Update README.md

fe73f95 verified 4 months ago

1.5 kB

license: mit
datasets:
  - cnmoro/LexicalTriplets
language:
  - en
  - pt
pipeline_tag: feature-extraction
library_name: sentence-transformers

This is a model trained on cnmoro/LexicalTriplets to produce lexical embeddings (not semantic!)

This can be used to compute lexical similarity between words or phrases.

Concept: "Some text" will be similar to "Sm txt"

"King" will not be similar to "Queen" or "Royalty"

"Dog" will not be similar to "Animal"

"Doge" will be similar to "Dog"

This will be trained for 2 epochs. The current model here is the first one.

import torch, re, unicodedata
from transformers import AutoModel, AutoTokenizer

model_name = "cnmoro/LexicalEmbed-Base"

tokenizer = AutoTokenizer.from_pretrained(model_name)
model = AutoModel.from_pretrained(model_name, trust_remote_code=True)
model.eval()

def preprocess(text):
    text = unicodedata.normalize('NFD', text)
    text = ''.join(c for c in text if unicodedata.category(c) != 'Mn')
    text = re.sub(r'[^\w\s]+', ' ', text.lower())
    return re.sub(r'\s+', ' ', text).strip()

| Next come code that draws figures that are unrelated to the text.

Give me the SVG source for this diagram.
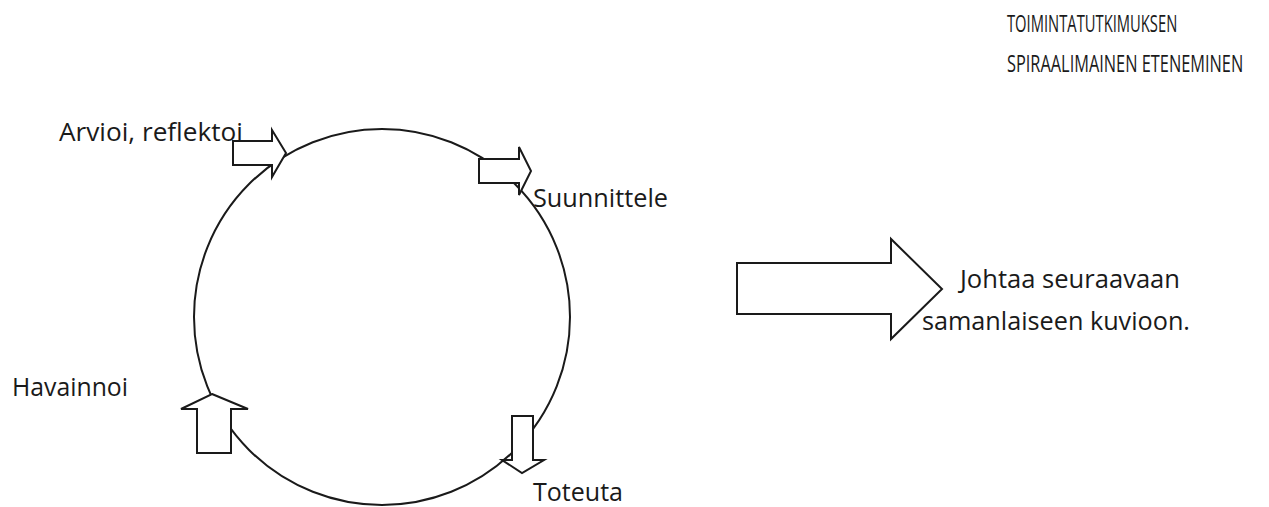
<svg xmlns="http://www.w3.org/2000/svg" width="1269" height="507" viewBox="0 0 1269 507">
  <style>
    .line { fill: none; stroke: #1a1a1a; stroke-width: 2; }
    .arrow { fill: #ffffff; stroke: #1a1a1a; stroke-width: 2; stroke-linejoin: miter; }
    .label { font-family: "Open Sans", "Liberation Sans", sans-serif; font-size: 25px; fill: #1a1a1a; }
    .title { font-family: "Open Sans", "Liberation Sans", sans-serif; font-size: 23px; fill: #1a1a1a; }
  </style>
  <rect width="1269" height="507" fill="#ffffff"/>

  <!-- cycle -->
  <g id="cycle">
    <circle class="line" cx="382" cy="317" r="188"/>
  </g>

  <!-- block arrows along the cycle and the outgoing arrow -->
  <g id="connectors">
    <polygon id="arrow-arvioi" class="arrow" points="233,141 272,141 272,130 286,153 272,177 272,165 233,165"/>
    <polygon id="arrow-suunnittele" class="arrow" points="479,159 519,159 519,147 531,171 519,195 519,183 479,183"/>
    <polygon id="arrow-toteuta" class="arrow" points="512,416 533,416 533,460 544,460 522,473 502,460 512,460"/>
    <polygon id="arrow-havainnoi" class="arrow" points="212,394 248,409 231,409 231,453 197,453 197,409 181,409"/>
    <polygon id="arrow-next" class="arrow" points="737,263 891,263 891,239 942,289 891,339 891,314 737,314"/>
  </g>

  <g id="node-arvioi">
    <text class="label" x="59" y="141" textLength="184" lengthAdjust="spacingAndGlyphs">Arvioi, reflektoi</text>
  </g>
  <g id="node-suunnittele">
    <text class="label" x="533" y="207" textLength="135" lengthAdjust="spacingAndGlyphs">Suunnittele</text>
  </g>
  <g id="node-toteuta">
    <text class="label" x="533" y="501" textLength="90" lengthAdjust="spacingAndGlyphs">Toteuta</text>
  </g>
  <g id="node-havainnoi">
    <text class="label" x="12" y="396" textLength="116" lengthAdjust="spacingAndGlyphs">Havainnoi</text>
  </g>
  <g id="node-next">
    <text class="label" x="960" y="288" textLength="220" lengthAdjust="spacingAndGlyphs">Johtaa seuraavaan</text>
    <text class="label" x="922" y="330" textLength="268" lengthAdjust="spacingAndGlyphs">samanlaiseen kuvioon.</text>
  </g>
  <!-- heading, set in a horizontally condensed face -->
  <g id="title">
    <text class="title" transform="translate(1007,32) scale(0.75,1)" textLength="227" lengthAdjust="spacingAndGlyphs">TOIMINTATUTKIMUKSEN</text>
    <text class="title" transform="translate(1007,72) scale(0.75,1)" textLength="315" lengthAdjust="spacingAndGlyphs">SPIRAALIMAINEN ETENEMINEN</text>
  </g>
</svg>
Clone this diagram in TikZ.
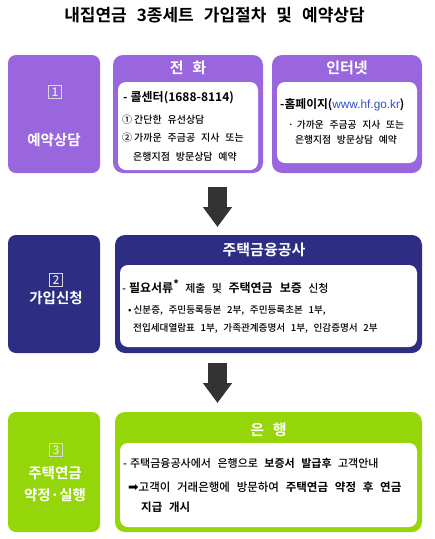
\documentclass[tikz,border=0pt]{standalone}
\usepackage{fontspec}
\setmainfont{Noto Sans CJK KR Medium}[WordSpace=2.6, BoldFont={Noto Sans CJK KR Bold}]
\newfontfamily\dejavu{DejaVu Sans}
\newfontfamily\urlfont{Liberation Sans}
\usetikzlibrary{arrows.meta}
\definecolor{purp}{HTML}{9966DD}
\definecolor{navy}{HTML}{2D2D84}
\definecolor{lgreen}{HTML}{94D60A}
\definecolor{arrgray}{HTML}{333333}
\definecolor{urlblue}{HTML}{2F4FC8}
\tikzset{
  stepbox/.style={rounded corners=8pt, minimum width=92pt, inner sep=0pt, draw=none},
  outerbox/.style={rounded corners=10pt, inner sep=0pt, draw=none},
  innerbox/.style={fill=white, rounded corners=8pt, inner sep=0pt, draw=none},
  hdr/.style={text=white, font=\bfseries\fontsize{15}{17}\selectfont, inner sep=0pt},
  lbl/.style={text=white, font=\bfseries\fontsize{14.5}{17}\selectfont, inner sep=0pt},
  numbox/.style={draw=white!85!black, line width=0.8pt, text=white!90!black, minimum size=13pt, inner sep=0pt, font=\fontsize{12}{12}\selectfont},
  txt/.style={anchor=west, inner sep=0pt, text=black},
  bigarrow/.style={draw=arrgray, line width=19pt, -{Triangle[length=20pt,width=28pt]}},
}
\begin{document}
\begin{tikzpicture}[x=1pt,y=-1pt]
\useasboundingbox (0,0) rectangle (435,539);
% title
\node[inner sep=0pt, font=\bfseries\fontsize{17}{19}\selectfont] (title) at (214.5,15) {내집연금 3종세트 가입절차 및 예약상담};

% ---- row 1
\node[stepbox, fill=purp, minimum height=118pt] (s1) at (54,114) {};
\node[numbox] (n1) at (55,92) {1};
\node[lbl] (l1) at (54,140) {예약상담};

\node[outerbox, fill=purp, minimum width=150pt, minimum height=118pt] (tel) at (188,114) {};
\node[hdr] (telh) at (188,68) {전 화};
\node[innerbox, minimum width=140pt, minimum height=88pt] (telw) at (188,126) {};
\node[txt, font=\bfseries\fontsize{12}{14}\selectfont] (t1) at (123,98) {-\hspace{3pt}콜센터(1688-8114)};
\node[txt, font=\fontsize{10}{12}\selectfont] (t2) at (122,120) {①\hspace{2pt}간단한 유선상담};
\node[txt, font=\fontsize{10}{12}\selectfont] (t3) at (122,138) {②\hspace{2pt}가까운 주금공 지사 또는};
\node[txt, font=\fontsize{10}{12}\selectfont] (t4) at (133,157) {은행지점 방문상담 예약};

\node[outerbox, fill=purp, minimum width=150pt, minimum height=118pt] (net) at (347,114) {};
\node[hdr] (neth) at (347,68) {인터넷};
\node[innerbox, minimum width=140pt, minimum height=81pt] (netw) at (347,122.5) {};
\node[txt, font=\bfseries\fontsize{11.8}{14}\selectfont] (u1) at (280,105) {-홈페이지(\textcolor{urlblue}{\urlfont\mdseries www.hf.go.kr})};
\node[txt, font=\fontsize{9.8}{12}\selectfont] (u2) at (288,125) {·\hspace{3pt}가까운 주금공 지사 또는};
\node[txt, font=\fontsize{9.8}{12}\selectfont] (u3) at (295,140) {은행지점 방문상담 예약};

% arrow 1
\coordinate (a1s) at (217.5,187);
\coordinate (a1e) at (217.5,227);
\draw[bigarrow] (a1s) -- (a1e);

% ---- row 2
\node[stepbox, fill=navy, minimum height=118pt] (s2) at (54,294) {};
\node[numbox] (n2) at (56,280) {2};
\node[lbl] (l2) at (56,298) {가입신청};

\node[outerbox, fill=navy, minimum width=307pt, minimum height=118pt] (hf) at (268.5,294) {};
\node[hdr] (hfh) at (264,250) {주택금융공사};
\node[innerbox, minimum width=297pt, minimum height=82pt] (hfw) at (268.5,306) {};
\node[txt, font=\fontsize{11}{13}\selectfont] (h1) at (122,287) {-\hspace{3pt}\textbf{\fontsize{12}{14}\selectfont 필요서류}\raisebox{0.35em}{\bfseries*} 제출 및 \textbf{\fontsize{12}{14}\selectfont 주택연금 보증} 신청};
\node[txt, font=\fontsize{9.6}{11}\selectfont] (h2) at (128,310) {•\hspace{2pt}신분증, 주민등록등본 2부, 주민등록초본 1부,};
\node[txt, font=\fontsize{9.6}{11}\selectfont] (h3) at (133,328) {전입세대열람표 1부, 가족관계증명서 1부, 인감증명서 2부};

% arrow 2
\coordinate (a2s) at (217.5,363);
\coordinate (a2e) at (217.5,403);
\draw[bigarrow] (a2s) -- (a2e);

% ---- row 3
\node[stepbox, fill=lgreen, minimum height=120pt] (s3) at (54,472) {};
\node[numbox] (n3) at (56,450) {3};
\node[lbl] (l3a) at (55,473) {주택연금};
\node[lbl] (l3b) at (55,495) {약정·실행};

\node[outerbox, fill=lgreen, minimum width=307pt, minimum height=120pt] (bank) at (268.5,472) {};
\node[hdr] (bankh) at (268.5,430) {은 행};
\node[innerbox, minimum width=297pt, minimum height=84pt] (bankw) at (268.5,485) {};
\node[txt, font=\fontsize{11}{13}\selectfont] (b1) at (123,463) {-\hspace{3pt}주택금융공사에서 은행으로 \textbf{보증서 발급후} 고객안내};
\node[txt, font=\fontsize{11.5}{13}\selectfont] (b2) at (128,487) {{\dejavu\fontsize{12.5}{13}\selectfont ➡}고객이 거래은행에 방문하여 \textbf{주택연금 약정 후 연금}};
\node[txt, font=\bfseries\fontsize{11.5}{13}\selectfont] (b3) at (141,507) {지급 개시};
\end{tikzpicture}
\end{document}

texts = ["hello world", "hel wor"]
texts = [ preprocess(s) for s in texts ]
inputs = tokenizer(texts, padding=True, truncation=True, return_tensors="pt")

with torch.no_grad():
    embeddings = model(**inputs)

cosine_sim = torch.nn.functional.cosine_similarity(embeddings[0], embeddings[1], dim=0)
print(f"Cosine Similarity: {cosine_sim.item()}") # 0.8960